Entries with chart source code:
⟨

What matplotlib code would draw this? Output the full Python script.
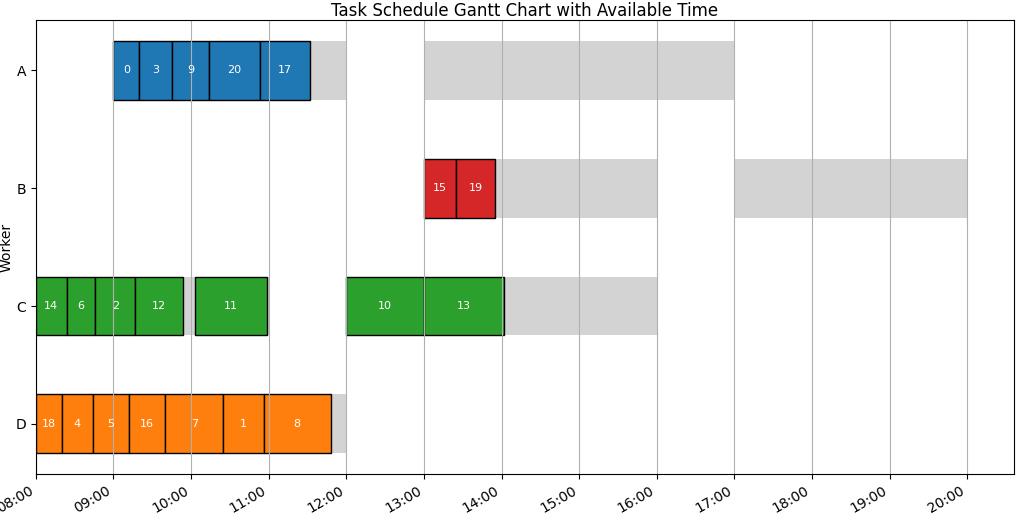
import matplotlib
matplotlib.use("Agg")
import matplotlib.pyplot as plt
import matplotlib.dates as mdates
from datetime import datetime, timedelta

day = datetime(2024, 1, 1)

workers = ["A", "B", "C", "D"]
worker_colors = {"A": "tab:blue", "B": "tab:red", "C": "tab:green", "D": "tab:orange"}

# available windows per worker (start, end) as "HH:MM"
available = {
    "A": [("09:00", "12:00"), ("13:00", "17:00")],
    "B": [("13:00", "16:00"), ("17:00", "20:00")],
    "C": [("08:00", "11:00"), ("12:00", "16:00")],
    "D": [("08:00", "12:00")],
}

# tasks: worker -> list of (task id, start, end)
tasks = {
    "A": [(0, "09:00", "09:20"), (3, "09:20", "09:45"), (9, "09:45", "10:14"),
          (20, "10:14", "10:53"), (17, "10:53", "11:32")],
    "B": [(15, "13:00", "13:25"), (19, "13:25", "13:55")],
    "C": [(14, "08:00", "08:24"), (6, "08:24", "08:46"), (2, "08:46", "09:17"),
          (12, "09:17", "09:54"), (11, "10:03", "10:59"),
          (10, "12:00", "13:00"), (13, "13:00", "14:02")],
    "D": [(18, "08:00", "08:20"), (4, "08:20", "08:44"), (5, "08:44", "09:12"),
          (16, "09:12", "09:40"), (7, "09:40", "10:25"), (1, "10:25", "10:56"),
          (8, "10:56", "11:48")],
}


def t(s):
    h, m = s.split(":")
    return mdates.date2num(day + timedelta(hours=int(h), minutes=int(m)))


fig, ax = plt.subplots(figsize=(10.24, 5.18), dpi=100)
fig.subplots_adjust(left=0.035, right=0.99, top=0.961, bottom=0.085)

ypos = {w: len(workers) - 1 - i for i, w in enumerate(workers)}

for w in workers:
    for s, e in available[w]:
        ax.barh(ypos[w], t(e) - t(s), left=t(s), height=0.5, color="lightgray")
    for tid, s, e in tasks[w]:
        ax.barh(ypos[w], t(e) - t(s), left=t(s), height=0.5, color=worker_colors[w],
                edgecolor="black")
        ax.text((t(s) + t(e)) / 2, ypos[w], str(tid), ha="center", va="center",
                color="white", fontsize=8, zorder=3)

ax.set_yticks([ypos[w] for w in workers])
ax.set_yticklabels(workers)
ax.autoscale_view()
ax.set_xlim(left=t("08:00"))
ax.xaxis.set_major_locator(mdates.HourLocator())
ax.xaxis.set_major_formatter(mdates.DateFormatter("%H:%M"))
plt.setp(ax.get_xticklabels(), rotation=30, ha="right")
ax.grid(axis="x", color="#b0b0b0")

ax.set_xlabel("Time")
ax.set_ylabel("Worker", labelpad=1)
ax.set_title("Task Schedule Gantt Chart with Available Time", pad=3)

fig.savefig("out.png", dpi=100)
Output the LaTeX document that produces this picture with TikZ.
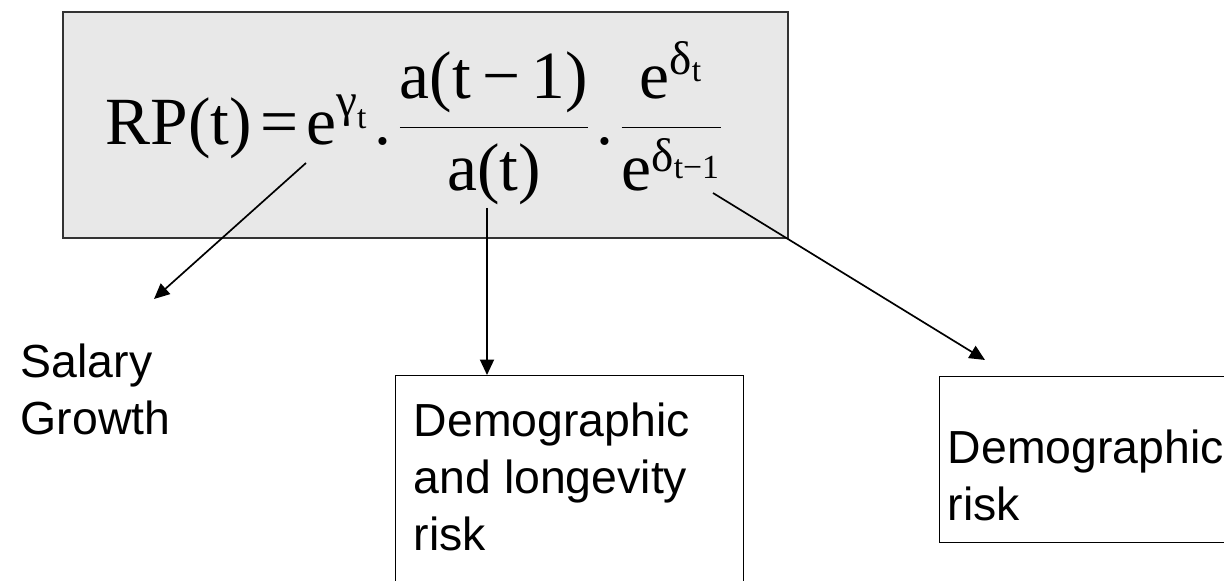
\documentclass[tikz,border=0pt]{standalone}
\usepackage{fix-cm}
\usepackage{amsmath}
\usepackage{fontspec}
\setmainfont{Liberation Serif}
\setsansfont{Liberation Sans}
\usetikzlibrary{arrows.meta}

\begin{document}
\begin{tikzpicture}[>={Triangle[length=11pt, width=10pt]}, line width=1.2pt,
  box/.style={draw, line width=1pt, inner sep=0pt, anchor=north west},
  txt/.style={font=\sffamily\fontsize{33}{40.5}\selectfont, align=left, inner sep=0pt, anchor=north west}]
  \useasboundingbox (0,0) rectangle (30.6,14.525);
  % caja de la fórmula
  \node[draw=black!80, line width=1.4pt, fill=black!9, minimum width=18.125cm, minimum height=5.65cm] (rpbox) at (10.6375,11.4) {};
  \node[font=\fontsize{48}{57}\selectfont, inner sep=0pt] (rp) at (10.35,11.45)
    {$\displaystyle\text{RP(t)}\hspace{0.12em}\text{=}\hspace{0.12em}\text{e}^{\text{γ}_{\text{t}}}\hspace{0.1em}\text{.}\hspace{0.1em}\frac{\text{a(t\,−\,1)}}{\text{a(t)}}\hspace{0.1em}\text{.}\hspace{0.1em}\frac{\text{e}^{\text{δ}_{\text{t}}}}{\text{e}^{\text{δ}_{\text{t−1}}}}$};
  % puntos de salida
  \coordinate (gam) at (7.65,10.45);
  \coordinate (den) at (12.175,9.325);
  \coordinate (del) at (17.825,9.7);
  % riesgos
  \node[txt] (salary) at (0.5,5.95) {Salary\\Growth};
  \node[box, minimum width=8.7cm, minimum height=6cm] (demo) at (9.875,5.15) {};
  \node[txt] (demotxt) at (10.325,4.475) {Demographic\\and longevity\\risk};
  \node[box, minimum width=10cm, minimum height=4.15cm] (risk) at (23.475,5.125) {};
  \node[txt] (risktxt) at (23.675,3.8) {Demographic\\risk};
  % flechas
  \coordinate (t1) at (3.85,7.05);
  \coordinate (t3) at (24.625,5.525);
  \draw[->] (gam) -- (t1);
  \draw[->] (den) -- (den |- demo.north);
  \draw[->] (del) -- (t3);
\end{tikzpicture}
\end{document}
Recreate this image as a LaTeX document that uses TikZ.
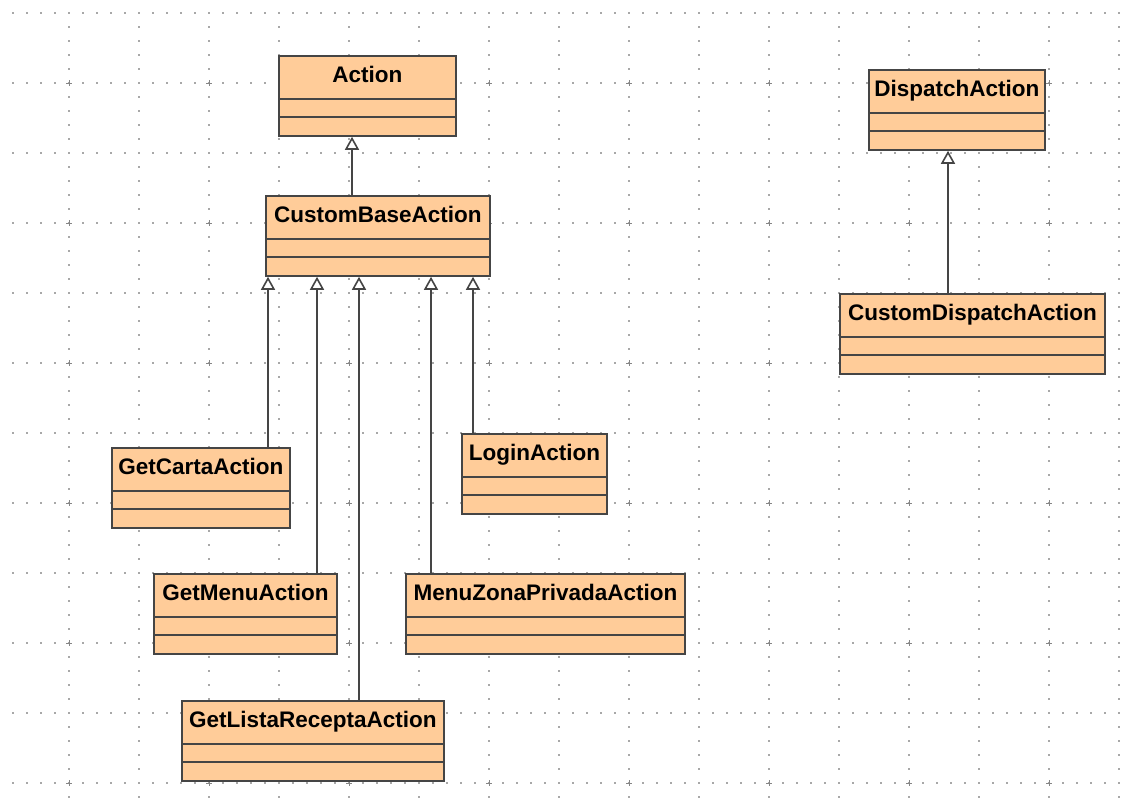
\documentclass[tikz,border=0pt]{standalone}
\usepackage{fontspec}
\setmainfont{Liberation Sans}
\usetikzlibrary{arrows.meta}
\definecolor{peach}{HTML}{FFCC99}
\definecolor{edge}{HTML}{454545}
\definecolor{griddot}{HTML}{A8A8A8}
\tikzset{
  cls/.style={draw=edge, line width=1.8pt, fill=peach, rectangle, inner sep=0pt, minimum height=80pt, anchor=north west},
  lbl/.style={font=\fontsize{22.5}{24}\selectfont\bfseries, inner sep=0pt, text=black},
  sep/.style={draw=edge, line width=1.8pt},
  gen/.style={draw=edge, line width=1.6pt, -{Triangle[width=14pt,length=13pt,fill=white,line width=1.6pt]}},
  gdot/.style={fill=griddot},
}
\newcommand{\classbox}[5]{%
  \node[cls, minimum width=#4pt] (#1) at (#2,#3) {};
  \node[lbl, anchor=base] (#1-t) at ([yshift=-27.5pt]#1.north) {#5};
  \draw[sep] ([yshift=-44pt]#1.north west) -- ([yshift=-44pt]#1.north east);
  \draw[sep] ([yshift=-62pt]#1.north west) -- ([yshift=-62pt]#1.north east);
}
\begin{document}
\begin{tikzpicture}[x=1pt,y=-1pt]
\useasboundingbox (0,0) rectangle (1124,808);
% grid
\foreach \r in {0,...,11}{
  \foreach \i in {0,...,79}{
    \fill[gdot] ({13+14*\i-0.9},{13+70*\r-0.9}) rectangle ++(1.8,1.8);
  }
}
\foreach \c in {0,...,15}{
  \foreach \j in {0,...,56}{
    \fill[gdot] ({69+70*\c-0.9},{13+14*\j-0.9}) rectangle ++(1.8,1.8);
  }
}
\foreach \c in {0,...,7}{
  \foreach \r in {0,...,5}{
    \draw[griddot!80!black, line width=1pt] ({69+140*\c-3},{83+140*\r}) -- ++(6,0);
    \draw[griddot!80!black, line width=1pt] ({69+140*\c},{83+140*\r-3}) -- ++(0,6);
  }
}
% classes
\classbox{action}{278}{55}{177}{Action}
\classbox{base}{265}{195}{224}{CustomBaseAction}
\classbox{dispatch}{868}{69}{176}{DispatchAction}
\classbox{cdispatch}{839}{293}{265}{CustomDispatchAction}
\classbox{carta}{111}{447}{178}{GetCartaAction}
\classbox{login}{461}{433}{145}{LoginAction}
\classbox{menu}{153}{573}{183}{GetMenuAction}
\classbox{zona}{405}{573}{279}{MenuZonaPrivadaAction}
\classbox{lista}{181}{700}{262}{GetListaReceptaAction}
% connector x positions
\coordinate (xa) at (352,0);
\coordinate (xd) at (948,0);
\coordinate (x1) at (268,0);
\coordinate (x2) at (317,0);
\coordinate (x3) at (359,0);
\coordinate (x4) at (431,0);
\coordinate (x5) at (473,0);
% generalizations
\draw[gen] (base.north -| xa) -- (action.south -| xa);
\draw[gen] (cdispatch.north -| xd) -- (dispatch.south -| xd);
\draw[gen] (carta.north -| x1) -- (base.south -| x1);
\draw[gen] (menu.north -| x2) -- (base.south -| x2);
\draw[gen] (lista.north -| x3) -- (base.south -| x3);
\draw[gen] (zona.north -| x4) -- (base.south -| x4);
\draw[gen] (login.north -| x5) -- (base.south -| x5);
\end{tikzpicture}
\end{document}
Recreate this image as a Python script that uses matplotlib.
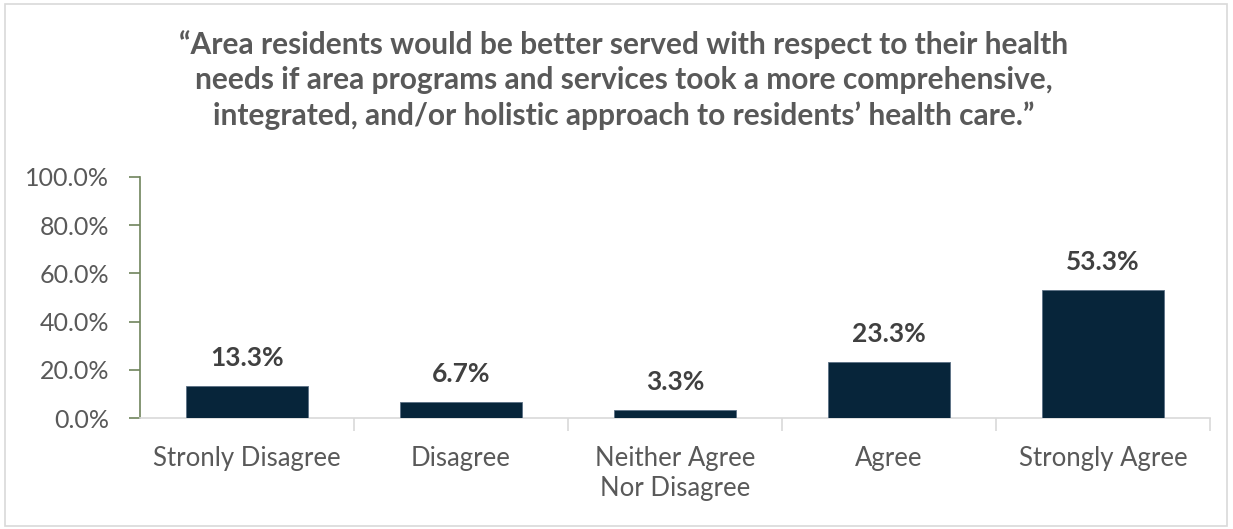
import matplotlib.pyplot as plt
from matplotlib.patches import Rectangle

plt.rcParams['font.family'] = ['Lato', 'DejaVu Sans']

categories = ['Stronly Disagree', 'Disagree', 'Neither Agree\nNor Disagree',
              'Agree', 'Strongly Agree']
values = [13.3, 6.7, 3.3, 23.3, 53.3]
yticks = [0, 20, 40, 60, 80, 100]

title = ('\u201cArea residents would be better served with respect to their health\n'
         'needs if area programs and services took a more comprehensive,\n'
         'integrated, and/or holistic approach to residents\u2019 health care.\u201d')

fig = plt.figure(figsize=(12.33, 5.29), dpi=100)
ax = fig.add_axes([140 / 1233, 1 - 418 / 529, 1070 / 1233, 241 / 529])

# light frame round the whole chart
fig.patches.append(Rectangle((5 / 1233, 3 / 529), 1222 / 1233, 522 / 529,
                             transform=fig.transFigure, fill=False,
                             edgecolor='#D9D9D9', linewidth=1.2))

x = range(len(categories))
ax.bar(x, values, width=0.57, color='#07253A', edgecolor='#5B7085', linewidth=0.6, zorder=3)

for xi, v in zip(x, values):
    ax.annotate(f'{v:.1f}%', (xi, v), xytext=(0, 20), textcoords='offset points',
                ha='center', va='center', fontsize=19, fontweight='bold', color='#404040')

ax.set_xlim(-0.5, len(categories) - 0.5)
ax.set_ylim(0, 100)
ax.set_yticks(yticks)
ax.set_yticklabels([f'{t:.1f}%' for t in yticks])
ax.tick_params(axis='y', direction='out', length=8, width=1.2, color='#70845C',
               labelsize=18, labelcolor='#595959', pad=14)

ax.set_xticks(x)
ax.set_xticklabels(categories, linespacing=1.25)
ax.tick_params(axis='x', length=0, labelsize=18.5, labelcolor='#595959', pad=20)
ax.set_xticks([i + 0.5 for i in range(len(categories))], minor=True)
ax.tick_params(axis='x', which='minor', length=9, width=1.2, color='#D9D9D9')

for s in ['top', 'right']:
    ax.spines[s].set_visible(False)
ax.spines['left'].set_color('#70845C')
ax.spines['left'].set_linewidth(1.2)
ax.spines['bottom'].set_color('#D9D9D9')
ax.spines['bottom'].set_linewidth(1.2)

fig.text(0.506, 1 - 80 / 529, title, ha='center', va='center', fontsize=21.5,
         fontweight='bold', color='#595959', linespacing=1.32)

fig.savefig('out.png', dpi=100)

⟩

## STATED EXERCISE
Repeat the records above exactly, from the first line through the line that contains "day = datetime(2024, 1, 1)", and leave out the pictures.

## REPLY TO THE EXERCISE
What matplotlib code would draw this? Output the full Python script.
import matplotlib
matplotlib.use("Agg")
import matplotlib.pyplot as plt
import matplotlib.dates as mdates
from datetime import datetime, timedelta

day = datetime(2024, 1, 1)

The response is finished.